- **Task instructions**
Beginning with the first line, set down every line through the one containing "const absDomain = [0, 3.8];", exactly as it appears, but not the pictures.

- **Data excerpt**
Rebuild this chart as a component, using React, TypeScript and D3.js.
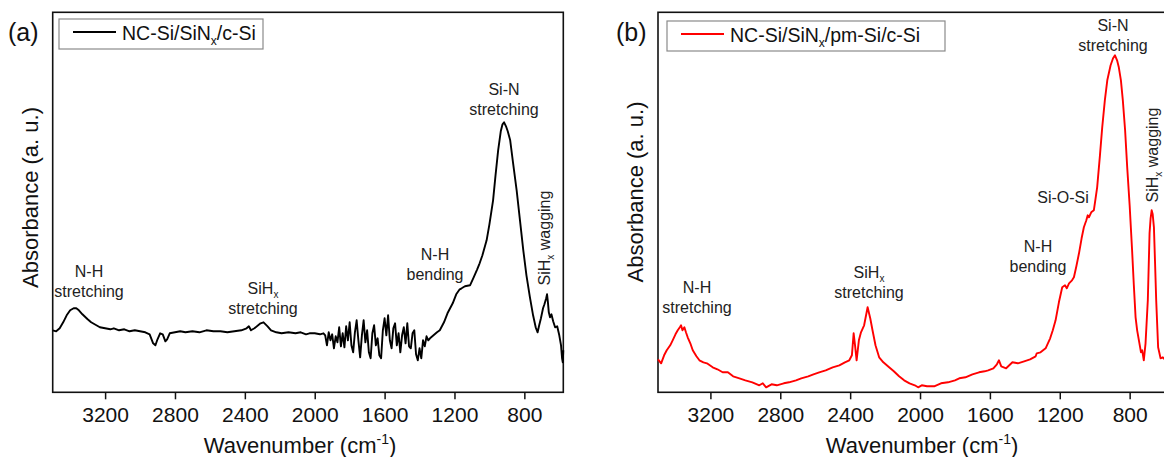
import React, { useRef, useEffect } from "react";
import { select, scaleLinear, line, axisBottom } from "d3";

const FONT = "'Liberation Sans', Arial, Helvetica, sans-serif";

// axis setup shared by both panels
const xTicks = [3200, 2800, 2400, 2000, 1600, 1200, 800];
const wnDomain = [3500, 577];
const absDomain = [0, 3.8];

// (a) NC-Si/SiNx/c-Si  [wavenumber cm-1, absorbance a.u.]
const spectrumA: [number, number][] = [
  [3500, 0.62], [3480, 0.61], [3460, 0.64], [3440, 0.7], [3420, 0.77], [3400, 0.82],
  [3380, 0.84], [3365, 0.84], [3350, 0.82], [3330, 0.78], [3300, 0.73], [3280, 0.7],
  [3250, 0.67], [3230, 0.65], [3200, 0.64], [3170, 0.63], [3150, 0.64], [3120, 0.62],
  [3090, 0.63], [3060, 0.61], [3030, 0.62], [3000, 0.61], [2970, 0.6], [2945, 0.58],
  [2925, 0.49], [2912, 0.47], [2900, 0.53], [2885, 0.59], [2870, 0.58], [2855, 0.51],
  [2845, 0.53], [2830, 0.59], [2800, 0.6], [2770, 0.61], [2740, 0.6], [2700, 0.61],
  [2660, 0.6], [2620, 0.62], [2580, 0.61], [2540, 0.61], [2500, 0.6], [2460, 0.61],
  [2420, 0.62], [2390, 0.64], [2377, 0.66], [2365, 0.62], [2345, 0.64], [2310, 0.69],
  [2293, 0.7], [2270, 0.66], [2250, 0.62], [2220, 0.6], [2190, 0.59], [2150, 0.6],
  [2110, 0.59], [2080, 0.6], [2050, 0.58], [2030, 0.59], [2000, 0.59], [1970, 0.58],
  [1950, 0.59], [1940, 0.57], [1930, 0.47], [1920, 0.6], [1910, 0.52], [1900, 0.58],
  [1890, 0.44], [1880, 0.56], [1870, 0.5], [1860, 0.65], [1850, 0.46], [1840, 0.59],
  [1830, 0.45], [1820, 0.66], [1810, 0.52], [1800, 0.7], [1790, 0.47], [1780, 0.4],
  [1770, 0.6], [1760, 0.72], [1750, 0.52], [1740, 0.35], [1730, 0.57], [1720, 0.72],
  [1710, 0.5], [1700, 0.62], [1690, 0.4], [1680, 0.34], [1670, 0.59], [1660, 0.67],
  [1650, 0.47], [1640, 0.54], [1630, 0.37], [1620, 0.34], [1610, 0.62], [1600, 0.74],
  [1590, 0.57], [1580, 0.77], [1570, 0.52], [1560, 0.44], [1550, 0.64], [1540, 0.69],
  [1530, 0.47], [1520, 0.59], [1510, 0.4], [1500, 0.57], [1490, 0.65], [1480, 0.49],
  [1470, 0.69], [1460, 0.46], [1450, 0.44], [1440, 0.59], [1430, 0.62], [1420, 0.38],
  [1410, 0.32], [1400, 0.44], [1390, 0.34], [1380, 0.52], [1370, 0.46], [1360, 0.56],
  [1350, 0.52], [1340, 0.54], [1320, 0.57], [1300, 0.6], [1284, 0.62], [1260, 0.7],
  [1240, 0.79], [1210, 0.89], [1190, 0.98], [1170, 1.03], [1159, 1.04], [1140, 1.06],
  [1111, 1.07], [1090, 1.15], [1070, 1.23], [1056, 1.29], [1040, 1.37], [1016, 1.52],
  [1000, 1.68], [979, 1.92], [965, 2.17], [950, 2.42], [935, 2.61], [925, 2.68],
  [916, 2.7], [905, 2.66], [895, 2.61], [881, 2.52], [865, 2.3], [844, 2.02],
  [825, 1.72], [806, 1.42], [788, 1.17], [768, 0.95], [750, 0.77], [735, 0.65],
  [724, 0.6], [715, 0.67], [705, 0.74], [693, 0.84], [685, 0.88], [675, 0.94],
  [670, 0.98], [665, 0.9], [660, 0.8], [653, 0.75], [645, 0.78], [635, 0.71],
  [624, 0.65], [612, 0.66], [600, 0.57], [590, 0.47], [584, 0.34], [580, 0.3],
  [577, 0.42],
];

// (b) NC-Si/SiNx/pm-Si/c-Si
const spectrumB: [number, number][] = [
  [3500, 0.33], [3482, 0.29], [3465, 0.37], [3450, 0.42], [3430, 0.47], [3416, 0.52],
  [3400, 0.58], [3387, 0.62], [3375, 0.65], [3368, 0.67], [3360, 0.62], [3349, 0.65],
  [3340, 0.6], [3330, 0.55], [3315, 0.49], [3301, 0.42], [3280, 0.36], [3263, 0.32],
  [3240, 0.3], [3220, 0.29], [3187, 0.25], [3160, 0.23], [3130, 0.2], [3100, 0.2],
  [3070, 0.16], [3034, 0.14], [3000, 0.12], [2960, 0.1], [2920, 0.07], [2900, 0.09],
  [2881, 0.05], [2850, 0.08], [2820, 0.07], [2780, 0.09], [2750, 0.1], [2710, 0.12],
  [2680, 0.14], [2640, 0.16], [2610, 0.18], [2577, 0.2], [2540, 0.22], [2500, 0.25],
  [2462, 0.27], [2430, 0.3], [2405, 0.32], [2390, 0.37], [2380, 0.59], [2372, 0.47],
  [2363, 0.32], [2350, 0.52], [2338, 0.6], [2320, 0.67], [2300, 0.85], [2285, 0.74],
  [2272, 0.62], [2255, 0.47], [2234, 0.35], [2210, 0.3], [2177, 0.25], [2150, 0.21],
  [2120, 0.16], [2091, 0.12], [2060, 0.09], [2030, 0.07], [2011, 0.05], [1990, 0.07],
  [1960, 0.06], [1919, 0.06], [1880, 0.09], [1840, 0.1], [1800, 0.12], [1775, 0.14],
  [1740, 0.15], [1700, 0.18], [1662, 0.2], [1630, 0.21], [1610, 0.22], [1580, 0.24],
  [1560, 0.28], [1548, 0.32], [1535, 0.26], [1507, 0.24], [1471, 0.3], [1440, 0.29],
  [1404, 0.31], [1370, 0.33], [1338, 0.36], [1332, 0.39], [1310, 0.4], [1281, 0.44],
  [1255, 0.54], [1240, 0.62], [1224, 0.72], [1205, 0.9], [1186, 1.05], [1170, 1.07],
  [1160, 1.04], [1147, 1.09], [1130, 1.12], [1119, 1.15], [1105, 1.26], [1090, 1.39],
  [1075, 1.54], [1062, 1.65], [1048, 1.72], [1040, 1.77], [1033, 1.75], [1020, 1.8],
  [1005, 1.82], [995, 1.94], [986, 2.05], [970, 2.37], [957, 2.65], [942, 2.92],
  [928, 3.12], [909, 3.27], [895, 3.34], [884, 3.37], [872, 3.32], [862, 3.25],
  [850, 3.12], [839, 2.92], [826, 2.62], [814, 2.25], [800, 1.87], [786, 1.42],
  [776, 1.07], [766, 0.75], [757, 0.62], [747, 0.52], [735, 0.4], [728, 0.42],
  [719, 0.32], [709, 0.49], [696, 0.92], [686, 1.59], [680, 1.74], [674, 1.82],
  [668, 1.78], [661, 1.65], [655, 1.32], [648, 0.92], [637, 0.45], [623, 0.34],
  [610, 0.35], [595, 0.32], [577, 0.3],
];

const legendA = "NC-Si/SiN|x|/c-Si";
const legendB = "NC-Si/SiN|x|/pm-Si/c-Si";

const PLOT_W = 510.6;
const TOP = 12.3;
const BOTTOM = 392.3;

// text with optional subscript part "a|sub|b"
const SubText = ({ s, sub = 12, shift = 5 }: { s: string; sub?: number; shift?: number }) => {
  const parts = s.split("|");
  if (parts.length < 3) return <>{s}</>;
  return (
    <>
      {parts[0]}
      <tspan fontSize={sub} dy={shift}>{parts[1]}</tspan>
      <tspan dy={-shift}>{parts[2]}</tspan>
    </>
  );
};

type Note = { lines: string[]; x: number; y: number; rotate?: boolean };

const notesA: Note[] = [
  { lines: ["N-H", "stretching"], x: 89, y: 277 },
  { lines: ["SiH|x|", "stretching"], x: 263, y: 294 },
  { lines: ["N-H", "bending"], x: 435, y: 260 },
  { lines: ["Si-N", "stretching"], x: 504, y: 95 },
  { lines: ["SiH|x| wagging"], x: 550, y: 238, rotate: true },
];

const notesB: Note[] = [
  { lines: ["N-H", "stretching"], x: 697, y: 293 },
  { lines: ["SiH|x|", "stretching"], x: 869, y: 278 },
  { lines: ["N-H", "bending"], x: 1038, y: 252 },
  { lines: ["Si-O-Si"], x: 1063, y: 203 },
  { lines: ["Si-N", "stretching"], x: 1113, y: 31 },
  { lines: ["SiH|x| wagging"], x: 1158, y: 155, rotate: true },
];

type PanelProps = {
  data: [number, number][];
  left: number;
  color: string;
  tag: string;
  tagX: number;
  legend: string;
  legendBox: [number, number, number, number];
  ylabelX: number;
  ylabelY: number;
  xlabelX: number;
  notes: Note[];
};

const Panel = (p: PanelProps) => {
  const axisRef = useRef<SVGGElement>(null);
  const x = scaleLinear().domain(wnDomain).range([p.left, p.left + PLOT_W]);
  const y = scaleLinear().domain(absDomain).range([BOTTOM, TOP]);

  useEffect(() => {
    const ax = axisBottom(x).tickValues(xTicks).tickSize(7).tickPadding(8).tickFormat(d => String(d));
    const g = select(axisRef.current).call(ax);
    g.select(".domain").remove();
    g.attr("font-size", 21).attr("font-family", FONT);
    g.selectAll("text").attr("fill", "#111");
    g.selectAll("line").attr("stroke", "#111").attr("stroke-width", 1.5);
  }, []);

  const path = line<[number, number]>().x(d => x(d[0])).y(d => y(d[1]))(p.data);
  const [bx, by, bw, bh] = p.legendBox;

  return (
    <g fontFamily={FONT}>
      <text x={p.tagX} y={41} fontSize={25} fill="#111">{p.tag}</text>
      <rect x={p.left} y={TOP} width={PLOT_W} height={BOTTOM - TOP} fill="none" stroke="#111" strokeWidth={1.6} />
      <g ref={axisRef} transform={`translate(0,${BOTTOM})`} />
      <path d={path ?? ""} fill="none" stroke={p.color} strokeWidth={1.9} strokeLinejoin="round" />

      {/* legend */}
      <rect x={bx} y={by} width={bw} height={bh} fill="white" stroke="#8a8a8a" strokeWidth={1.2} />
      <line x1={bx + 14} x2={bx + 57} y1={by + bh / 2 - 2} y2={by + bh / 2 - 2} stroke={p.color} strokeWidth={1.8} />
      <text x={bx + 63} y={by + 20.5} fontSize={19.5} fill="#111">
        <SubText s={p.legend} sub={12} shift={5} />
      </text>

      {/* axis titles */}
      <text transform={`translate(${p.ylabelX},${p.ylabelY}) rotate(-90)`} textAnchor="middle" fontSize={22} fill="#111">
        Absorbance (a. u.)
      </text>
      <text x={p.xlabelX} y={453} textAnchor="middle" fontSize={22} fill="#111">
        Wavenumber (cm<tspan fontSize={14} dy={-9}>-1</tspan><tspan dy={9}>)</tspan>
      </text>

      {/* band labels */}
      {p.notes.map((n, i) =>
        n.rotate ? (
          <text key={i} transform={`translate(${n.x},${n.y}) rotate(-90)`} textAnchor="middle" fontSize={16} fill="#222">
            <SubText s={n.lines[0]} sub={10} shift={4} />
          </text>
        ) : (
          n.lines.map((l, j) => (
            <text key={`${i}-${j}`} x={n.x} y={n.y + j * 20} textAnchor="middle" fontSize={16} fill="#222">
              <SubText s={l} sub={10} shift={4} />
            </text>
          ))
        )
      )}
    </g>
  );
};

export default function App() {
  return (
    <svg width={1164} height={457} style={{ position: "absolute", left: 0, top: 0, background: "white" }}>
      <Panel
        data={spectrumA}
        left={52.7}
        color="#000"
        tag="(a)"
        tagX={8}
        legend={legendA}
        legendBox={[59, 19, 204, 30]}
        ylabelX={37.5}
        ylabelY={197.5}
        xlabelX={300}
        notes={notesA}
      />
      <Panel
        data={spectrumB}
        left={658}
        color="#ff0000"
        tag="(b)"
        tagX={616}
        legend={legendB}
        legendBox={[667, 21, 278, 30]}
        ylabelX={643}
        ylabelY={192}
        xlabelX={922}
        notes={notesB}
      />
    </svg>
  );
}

- **The response**
Rebuild this chart as a component, using React, TypeScript and D3.js.
import React, { useRef, useEffect } from "react";
import { select, scaleLinear, line, axisBottom } from "d3";

const FONT = "'Liberation Sans', Arial, Helvetica, sans-serif";

// axis setup shared by both panels
const xTicks = [3200, 2800, 2400, 2000, 1600, 1200, 800];
const wnDomain = [3500, 577];
const absDomain = [0, 3.8];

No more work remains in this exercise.